Parents at Twelve Tone Music School in Glenview want one honest answer: how long until my kid is good? The truthful version is that "good" comes in stages — and each stage delivers real value. Here's the realistic timeline.
Why isn't there an "instant results" timeline for music?
Twelve Tone instructors push back on the instant-results expectation early. Music is a layered skill — finger coordination, ear training, sight reading, rhythm, and interpretation all have to develop in parallel — and that takes weeks at minimum and years to fully integrate.
Pretending otherwise sets up disappointment. Owning the timeline up front sets up patience.
What can a beginner expect in the first three to six months?
Twelve Tone students typically start to feel comfortable with their instrument and can play simple songs by the three- to six-month mark. The first month is awkward; the third month is fun; the sixth month feels real.
Most students who hit six months consistently keep going for years.
When does music "click" for most students?

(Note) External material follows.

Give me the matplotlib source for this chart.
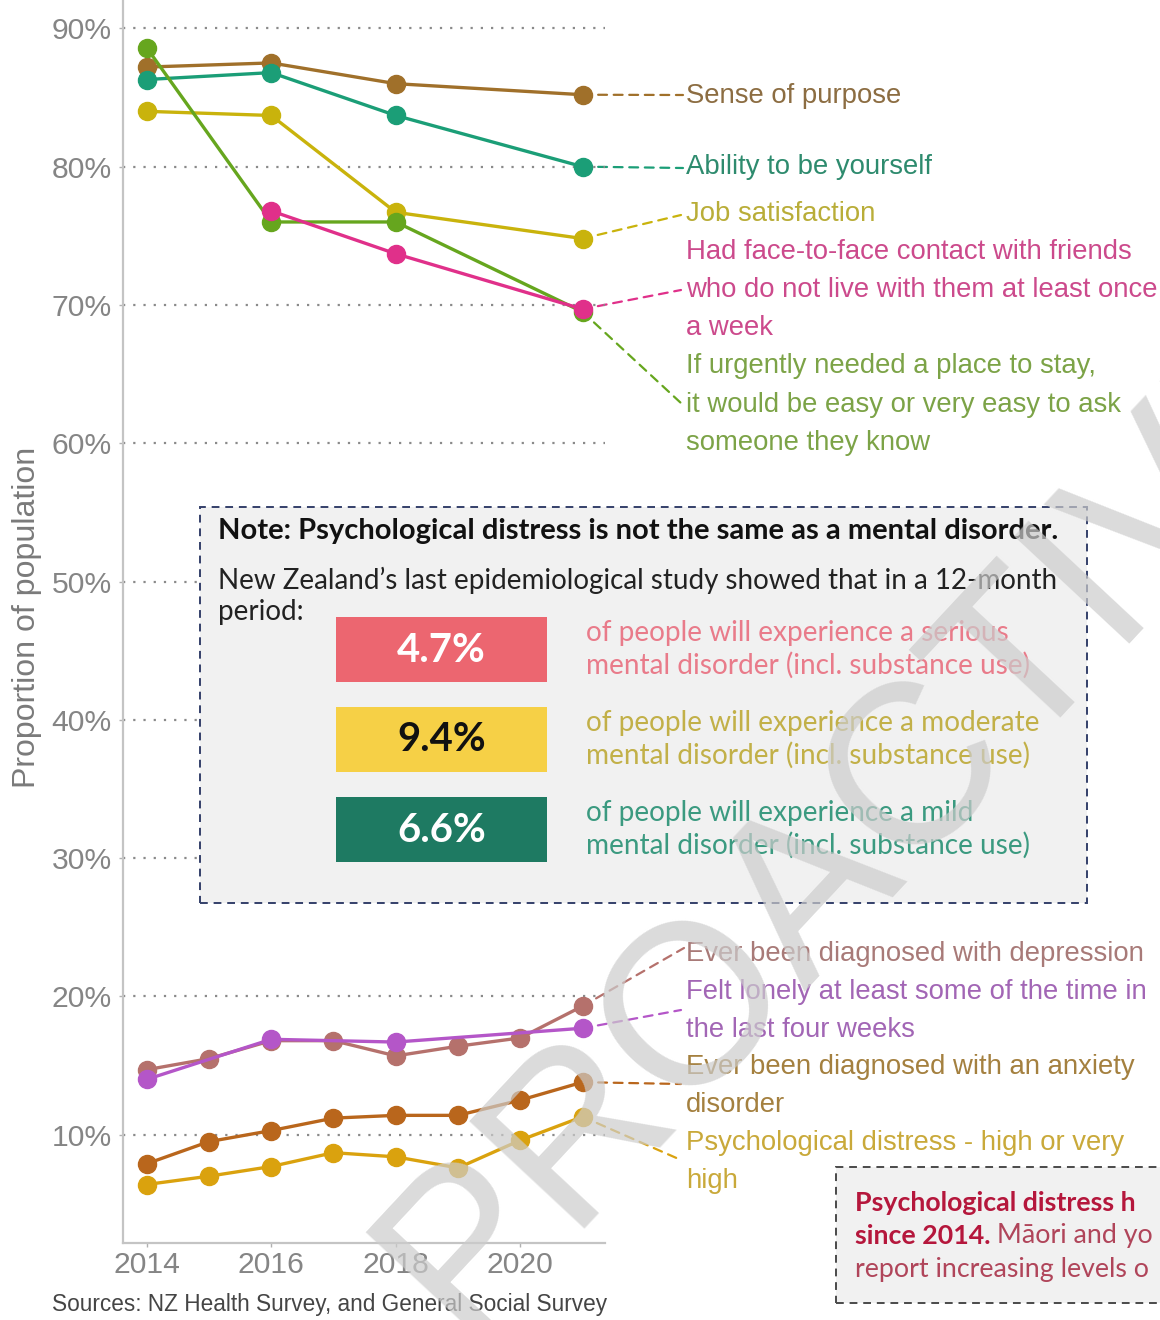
import matplotlib
matplotlib.use("Agg")
import matplotlib.pyplot as plt
from matplotlib.patches import Rectangle, ConnectionPatch
from matplotlib.ticker import FixedLocator, FuncFormatter

W, H, DPI = 1160, 1320, 100
SANS = ["Liberation Sans", "DejaVu Sans"]
BOX = ["Lato", "DejaVu Sans"]

# ---------------- data ----------------
years_gss = [2014, 2016, 2018, 2021]
sense_of_purpose = [87.2, 87.5, 86.0, 85.2]
ability_to_be_yourself = [86.3, 86.8, 83.7, 80.0]
job_satisfaction = [84.0, 83.7, 76.7, 74.8]
years_contact = [2016, 2018, 2021]
face_to_face_contact = [76.8, 73.7, 69.7]
place_to_stay = [88.6, 76.0, 76.0, 69.5]
felt_lonely = [14.0, 16.9, 16.7, 17.7]

years_nzhs = [2014, 2015, 2016, 2017, 2018, 2019, 2020, 2021]
depression = [14.7, 15.5, 16.8, 16.8, 15.7, 16.4, 17.0, 19.3]
anxiety = [7.9, 9.5, 10.3, 11.2, 11.4, 11.4, 12.5, 13.8]
psych_distress = [6.4, 7.0, 7.7, 8.7, 8.4, 7.6, 9.6, 11.3]

y_ticks = [10, 20, 30, 40, 50, 60, 70, 80, 90]
x_ticks = [2014, 2016, 2018, 2020]

y_label = "Proportion of population"
source_text = "Sources: NZ Health Survey, and General Social Survey"

note_title = "Note: Psychological distress is not the same as a mental disorder."
note_body = ["New Zealand\u2019s last epidemiological study showed that in a 12-month", "period:"]
note_pcts = ["4.7%", "9.4%", "6.6%"]
note_desc = [
    ["of people will experience a serious", "mental disorder (incl. substance use)"],
    ["of people will experience a moderate", "mental disorder (incl. substance use)"],
    ["of people will experience a mild", "mental disorder (incl. substance use)"],
]
# the reference crops this call-out at its right edge; only the visible part is kept
callout_bold_1 = "Psychological distress h"
callout_bold_2 = "since 2014."
callout_rest_2 = " M\u0101ori and yo"
callout_line_3 = "report increasing levels o"
watermark = "PROACTIVELY RELEASED"

# series: (years, values, line colour, text colour, label lines, label line y px, connector end px)
series = [
    (years_gss, sense_of_purpose, "#a0702a", "#8c6d42", ["Sense of purpose"], [96], (683, 95)),
    (years_gss, ability_to_be_yourself, "#1b9e77", "#2e8b6e", ["Ability to be yourself"], [167], (683, 168)),
    (years_gss, job_satisfaction, "#c9b30c", "#b9ad38", ["Job satisfaction"], [214], (681, 215)),
    (years_gss, place_to_stay, "#66a61e", "#7ca347",
     ["If urgently needed a place to stay,", "it would be easy or very easy to ask", "someone they know"],
     [366, 405, 443], (682, 404)),
    (years_contact, face_to_face_contact, "#e0308a", "#cc4a8c",
     ["Had face-to-face contact with friends", "who do not live with them at least once", "a week"],
     [252, 290, 328], (681, 290)),
    (years_nzhs, psych_distress, "#daa20e", "#c9a93a", ["Psychological distress - high or very", "high"],
     [1143, 1181], (681, 1160)),
    (years_nzhs, anxiety, "#b9661c", "#a4803f", ["Ever been diagnosed with an anxiety", "disorder"],
     [1067, 1105], (681, 1084)),
    (years_nzhs, depression, "#b5716c", "#a87a78", ["Ever been diagnosed with depression"], [954], (684, 948)),
    (years_gss, felt_lonely, "#b456c8", "#a266b5", ["Felt lonely at least some of the time in", "the last four weeks"],
     [992, 1030], (681, 1010)),
]


def fx(px):
    return px / W


def fy(py):
    return 1 - py / H


fig = plt.figure(figsize=(W / DPI, H / DPI), dpi=DPI)
fig.patch.set_facecolor("white")
renderer = fig.canvas.get_renderer()


def text_width(s, size=20, **kw):
    t = fig.text(0, 0, s, fontsize=size, **kw)
    w = t.get_window_extent(renderer).width
    t.remove()
    return w


def fit_size(s, width_px, **kw):
    return 20 * width_px / text_width(s, 20, **kw)


# ---------------- axes ----------------
ax = fig.add_axes([fx(123), fy(1243), (605 - 123) / W, 1243 / H])
ax.set_facecolor("none")
ax.set_xlim(2013.62, 2021.36)
ax.set_ylim(2.17, 92.05)
for sp in ["top", "right"]:
    ax.spines[sp].set_visible(False)
for sp in ["left", "bottom"]:
    ax.spines[sp].set_color("#c4c4c4")
    ax.spines[sp].set_linewidth(1.6)

tick_fs = fit_size("2014", 67, family=SANS)
ax.yaxis.set_major_locator(FixedLocator(y_ticks))
ax.xaxis.set_major_locator(FixedLocator(x_ticks))
ax.yaxis.set_major_formatter(FuncFormatter(lambda v, p: f"{v:.0f}%"))
ax.xaxis.set_major_formatter(FuncFormatter(lambda v, p: f"{v:.0f}"))
ax.tick_params(axis="both", length=3, width=1, color="#b0b0b0", labelcolor="#858585",
               labelsize=tick_fs)
ax.tick_params(axis="y", pad=5)
ax.tick_params(axis="x", pad=3)
for lab in ax.get_xticklabels() + ax.get_yticklabels():
    lab.set_family(SANS)
ax.grid(axis="y", linestyle=(0, (1, 3.6)), color="#8a8a8a", linewidth=1.6)
ax.grid(axis="x", visible=False)
ax.set_axisbelow(True)

ylab_fs = fit_size(y_label, 340, family=SANS)
ax.set_ylabel(y_label, fontsize=ylab_fs, color="#7a7a7a", family=SANS)
ax.yaxis.label.set_verticalalignment("center")
ax.yaxis.label.set_horizontalalignment("center")
ax.yaxis.set_label_coords((27 - 123) / (605 - 123), (1243 - 617) / 1243)

lab_fs = fit_size("Sense of purpose", 215, family=SANS)

for yrs, vals, col, tcol, lines, ys, end in series:
    ax.plot(yrs, vals, color=col, lw=2.4, marker="o", markersize=13, markerfacecolor=col,
            markeredgecolor=col, zorder=3, solid_capstyle="round")
    con = ConnectionPatch(xyA=(yrs[-1], vals[-1]), coordsA=ax.transData,
                          xyB=(fx(end[0]), fy(end[1])), coordsB=fig.transFigure,
                          linestyle=(0, (4, 3)), color=col, lw=1.6, zorder=-1)
    fig.add_artist(con)
    for line, py in zip(lines, ys):
        fig.text(fx(686), fy(py), line, color=tcol, fontsize=lab_fs, ha="left", va="center",
                 family=SANS)

src_fs = fit_size(source_text, 552, family=SANS)
fig.text(fx(52), fy(1305), source_text, fontsize=src_fs, color="#454545", ha="left",
         va="center", family=SANS)


# ---------------- note box ----------------
def rect_px(x0, y0, x1, y1, **kw):
    r = Rectangle((fx(x0), fy(y1)), (x1 - x0) / W, (y1 - y0) / H, transform=fig.transFigure, **kw)
    fig.add_artist(r)
    return r


rect_px(200, 507, 1087, 903, facecolor="#f1f1f1", edgecolor="#34406a", lw=1.4,
        linestyle=(0, (4, 3)), zorder=4)
title_fs = fit_size(note_title, 840, family=BOX, weight="bold")
fig.text(fx(218), fy(531), note_title, fontsize=title_fs, weight="bold", color="#111111",
         ha="left", va="center", family=BOX, zorder=5)
body_fs = fit_size(note_body[0], 837, family=BOX)
fig.text(fx(218), fy(580), note_body[0], fontsize=body_fs, color="#222222", ha="left",
         va="center", family=BOX, zorder=5)
fig.text(fx(218), fy(612), note_body[1], fontsize=body_fs, color="#222222", ha="left",
         va="center", family=BOX, zorder=5)

pct_box_colors = ["#ec6670", "#f6d046", "#1e7a62"]
pct_text_colors = ["white", "#111111", "white"]
desc_colors = ["#e97b8a", "#c2b048", "#3b9a80"]
box_tops = [617, 707, 797]
pct_fs = fit_size("4.7%", 89, family=BOX, weight="bold")
desc_fs = fit_size(note_desc[1][0], 455, family=BOX)
for pct, bc, tc, dc, top, desc in zip(note_pcts, pct_box_colors, pct_text_colors, desc_colors,
                                      box_tops, note_desc):
    rect_px(336, top, 547, top + 65, facecolor=bc, edgecolor="none", zorder=5)
    fig.text(fx(441.5), fy(top + 33), pct, fontsize=pct_fs, weight="bold", color=tc,
             ha="center", va="center", family=BOX, zorder=6)
    fig.text(fx(586), fy(top + 16), desc[0], fontsize=desc_fs, color=dc, ha="left",
             va="center", family=BOX, zorder=6)
    fig.text(fx(586), fy(top + 48), desc[1], fontsize=desc_fs, color=dc, ha="left",
             va="center", family=BOX, zorder=6)

# ---------------- bottom-right call-out (cropped in the reference) ----------------
rect_px(836, 1167, 1180, 1303, facecolor="#f1f1f1", edgecolor="#4a4a4a", lw=1.4,
        linestyle=(0, (4, 3)), zorder=4)
avail = 298
w1 = text_width(callout_bold_1, family=BOX, weight="bold")
w2 = text_width(callout_bold_2, family=BOX, weight="bold") + text_width(callout_rest_2, family=BOX)
w3 = text_width(callout_line_3, family=BOX)
call_fs = 20 * avail / max(w1, w2, w3)
fig.text(fx(855), fy(1203), callout_bold_1, fontsize=call_fs, weight="bold", color="#b5173c",
         ha="left", va="center", family=BOX, zorder=6)
t2 = fig.text(fx(855), fy(1236), callout_bold_2, fontsize=call_fs, weight="bold", color="#b5173c",
              ha="left", va="center", family=BOX, zorder=6)
bb2 = t2.get_window_extent(renderer)
fig.text(bb2.x1 / W, fy(1236), callout_rest_2, fontsize=call_fs, color="#b0455a",
         ha="left", va="center", family=BOX, zorder=6)
fig.text(fx(855), fy(1269), callout_line_3, fontsize=call_fs, color="#b0455a",
         ha="left", va="center", family=BOX, zorder=6)

# ---------------- watermark ----------------
fig.text(fx(425), fy(1312), watermark, rotation=47, rotation_mode="anchor",
         ha="left", va="center", fontsize=164, color="#cccccc", alpha=0.7, zorder=30,
         family=SANS, clip_on=True)

fig.savefig("out.png", dpi=DPI)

Somewhere between six and eighteen months for Twelve Tone students who practice consistently — the moment when reading music stops feeling like decoding and starts feeling like reading. After that, learning new songs gets dramatically faster.
This is the breakthrough most kids quit just before reaching. Staying past month six pays off enormously.
How long until a student can play complex pieces?
One to three years of consistent practice typically gets Twelve Tone students into complex repertoire — multi-section pieces, multi-instrument arrangements, full Rock Band sets. Some students get there faster; some take a little longer. Both are normal.
Mastery is lifelong. The joy isn't waiting for the summit — it's the milestones on the way up.
How can parents help speed up progress?
Twelve Tone instructors are clear: the single biggest accelerant is consistent daily practice. Five 20-minute sessions a week beats one 90-minute session every time. Beyond that, attending recitals, listening to music as a family, and choosing songs the child loves all compound.
What slows progress: missed weeks, lessons without practice between them, and method-book material that bores the kid.